YORKSHIRE could benefit from a series of new and improved train services when the proposed new high-speed rail route to the North is completed, according to a new report.
Network Rail’s report on the impact of HS2 on existing rail journeys found new and quicker services were a potential by-product of extra capacity freed up by passengers swapping to the high-speed link from London to Leeds, via Sheffield, and from London to Manchester.
Possible improvements highlighted included better, more frequent services between Sheffield and Leeds, more inter-city services connecting to Barnsley, new direct services between Bradford and London and a new service between Cambridge and Leeds.
In a separate development, local transport chiefs have backed a £12.5m proposal to modernise and improve services on the York-Harrogate-Leeds rail line.
Members of the North Yorkshire Local Transport Body approved a contribution of £9.6m and more work will now be done on developing plans to introduce double tracking on a stretch of the line between Harrogate and York.
The £12.5m plan is seen as an important step to the possible future electrification of the line, which would pave the way for a dramatic increase in services and reduced journey times.
Network Rail said over 100 towns and cities on Britain’s existing railway lines could benefit from quicker, more frequent journeys and better connections when HS2 is completed, which is planned to be by 2032.
The report on released capacity set out initial proposals for how HS2 could be integrated into the national rail network once the second phase connecting Birmingham with Leeds and Manchester is complete.
It sets out three broad approaches – minimal change to existing services; an incremental approach removing any duplicated long-distance services on the existing network to improve and add services elsewhere; and an “integrated connectivity” proposal which would see HS2 become the centrepiece of services with a “hub and spoke” model linking into the new high-speed route.

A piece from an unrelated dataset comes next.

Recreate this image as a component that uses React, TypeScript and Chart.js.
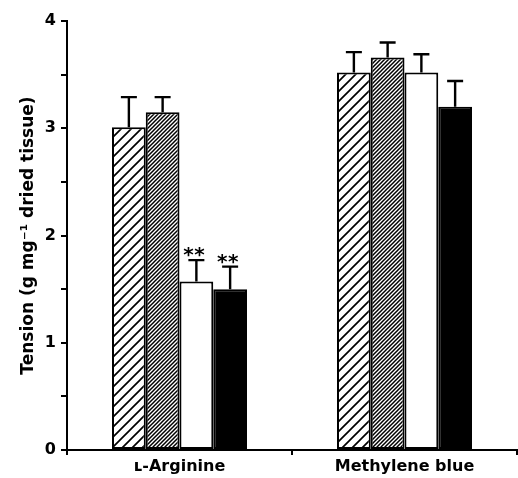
import React, { useEffect, useRef } from "react";
import { Chart, registerables } from "chart.js";

Chart.register(...registerables);

const categories = ["ʟ-Arginine", "Methylene blue"];
const seriesSparse = [3.01, 3.52];
const errSparse = [0.28, 0.19];
const seriesDense = [3.15, 3.66];
const errDense = [0.14, 0.14];
const seriesWhite = [1.57, 3.52];
const errWhite = [0.2, 0.17];
const seriesBlack = [1.5, 3.2];
const errBlack = [0.21, 0.24];
const marksWhite = ["**", ""];
const marksBlack = ["**", ""];
const yTicks = [0, 1, 2, 3, 4];

function makeHatch(size: number, lw: number): CanvasPattern | string {
  const c = document.createElement("canvas");
  c.width = size;
  c.height = size;
  const g = c.getContext("2d");
  if (!g) return "#fff";
  g.fillStyle = "#fff";
  g.fillRect(0, 0, size, size);
  g.strokeStyle = "#000";
  g.lineWidth = lw;
  g.beginPath();
  g.moveTo(-1, size + 1);
  g.lineTo(size + 1, -1);
  g.moveTo(-1, 1);
  g.lineTo(1, -1);
  g.moveTo(size - 1, size + 1);
  g.lineTo(size + 1, size - 1);
  g.stroke();
  const p = g.createPattern(c, "repeat");
  return p || "#fff";
}

const FONT = "'DejaVu Sans', 'Liberation Sans', Arial, sans-serif";

export default function App() {
  const ref = useRef<HTMLCanvasElement | null>(null);
  useEffect(() => {
    document.body.style.margin = "0";
    if (!ref.current) return;
    const errs = [errSparse, errDense, errWhite, errBlack];
    const marks: string[][] = [["", ""], ["", ""], marksWhite, marksBlack];
    const errorPlugin = {
      id: "errbars",
      afterDatasetsDraw(chart: any) {
        const ctx = chart.ctx;
        const ys = chart.scales.y;
        ctx.save();
        ctx.strokeStyle = "#000";
        ctx.lineWidth = 2.4;
        chart.data.datasets.forEach((ds: any, i: number) => {
          const meta = chart.getDatasetMeta(i);
          meta.data.forEach((bar: any, j: number) => {
            const v = ds.data[j] + errs[i][j];
            const yt = ys.getPixelForValue(v);
            ctx.beginPath();
            ctx.moveTo(bar.x, bar.y);
            ctx.lineTo(bar.x, yt);
            ctx.moveTo(bar.x - 8, yt);
            ctx.lineTo(bar.x + 8, yt);
            ctx.stroke();
            const m = marks[i][j];
            if (m) {
              ctx.fillStyle = "#000";
              ctx.font = `bold 20px ${FONT}`;
              ctx.textAlign = "center";
              ctx.textBaseline = "alphabetic";
              const mt = ctx.measureText("*");
              const base = yt - 3 - mt.actualBoundingBoxDescent;
              const chars = m.split("");
              chars.forEach((ch, k) => {
                const cx = bar.x - 2.5 + (k - (chars.length - 1) / 2) * 11;
                ctx.fillText(ch, cx, base);
              });
            }
          });
        });
        ctx.restore();
      },
    };
    const sparse = makeHatch(10, 1.7);
    const dense = makeHatch(4, 1.5);
    const common = { borderColor: "#000", borderWidth: 2, borderSkipped: false as any };
    const chart = new Chart(ref.current, {
      type: "bar",
      data: {
        labels: categories,
        datasets: [
          { data: seriesSparse, backgroundColor: sparse as any, ...common },
          { data: seriesDense, backgroundColor: dense as any, ...common },
          { data: seriesWhite, backgroundColor: "#fff", ...common },
          { data: seriesBlack, backgroundColor: "#000", ...common },
        ],
      },
      options: {
        animation: false,
        responsive: false,
        devicePixelRatio: 1,
        layout: { padding: { top: 21, right: 1, left: 0, bottom: 0 } },
        plugins: { legend: { display: false }, tooltip: { enabled: false } },
        datasets: { bar: { barPercentage: 1, categoryPercentage: 0.6 } },
        scales: {
          x: {
            offset: true,
            grid: {
              display: true,
              offset: true,
              drawOnChartArea: false,
              drawTicks: true,
              tickLength: 5,
              color: "#000",
              lineWidth: 2,
            },
            border: { display: true, color: "#000", width: 2 },
            ticks: {
              color: "#000",
              font: { family: FONT, size: 16, weight: "bold" },
              padding: 2,
            },
            afterFit: (s: any) => {
              s.height = 28;
            },
          },
          y: {
            min: 0,
            max: 4,
            afterBuildTicks: (s: any) => {
              const t: any[] = [];
              yTicks.forEach((v, k) => {
                t.push({ value: v });
                if (k < yTicks.length - 1) t.push({ value: v + 0.5 });
              });
              s.ticks = t;
            },
            grid: {
              display: true,
              drawOnChartArea: false,
              drawTicks: true,
              tickLength: 6,
              color: "#000",
              lineWidth: 2,
            },
            border: { display: true, color: "#000", width: 2 },
            ticks: {
              color: "#000",
              font: { family: FONT, size: 16, weight: "bold" },
              padding: 5,
              callback: (v: any) => (Number.isInteger(Number(v)) ? String(v) : ""),
            },
            title: {
              display: true,
              text: "Tension (g mg⁻¹ dried tissue)",
              color: "#000",
              font: { family: FONT, size: 17, weight: "bold" },
              padding: { top: 18, bottom: 0 },
            },
            afterFit: (s: any) => {
              s.width = 67;
            },
          },
        },
      },
      plugins: [errorPlugin],
    });
    return () => chart.destroy();
  }, []);
  return (
    <div style={{ width: 518, height: 478 }}>
      <canvas ref={ref} width={518} height={478} style={{ display: "block" }} />
    </div>
  );
}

Coun James Lewis, West Yorkshire Integrated Transport Authority chairman, said: “Network Rail lay out the extra trains that could serve Yorkshire utilising the capacity released by HS2. New services direct from Bradford to London and from Cambridge to Leeds along with an improved Leeds to Sheffield service would be very welcome and support our economy.
“It’s vital that right from the start we are clear about our expectations that HS2 delivers significant improvements to rail services in Yorkshire. This report underlines what can be achieved and we support this work.
“Along with South Yorkshire Integrated Transport Authority, we will be submitting a response to the Government’s current HS2 consultation arguing for improvements to the existing rail network before HS2 arrives and to make the case that the new infrastructure should be able to improve regional services as well as services to London.”
The report drew on the findings of a series of workshops attended by representatives of councils on existing lines running to the North, chambers of commerce and passenger transport executives.
The integrated connectivity, or “hub and spoke” model, was the favoured option as it was felt to offer the best opportunity to improve inter-regional, commuter and freight services and promote a shift in journeys from road to rail.
The incremental approach was also found to deliver significant improvements for passengers on the East Coast, Midland and West Coast main lines.
Network Rail group strategy director Paul Plummer said: “HS2 provides an opportunity to fundamentally reshape our railway in a way that incremental improvements simply cannot deliver.
“It is a chance to stop playing catch-up on capacity and instead look at how the rail network could deliver a step-change improvement towards key national goals – economic growth, reduced carbon emissions and an improved quality of life for communities and individual passengers.”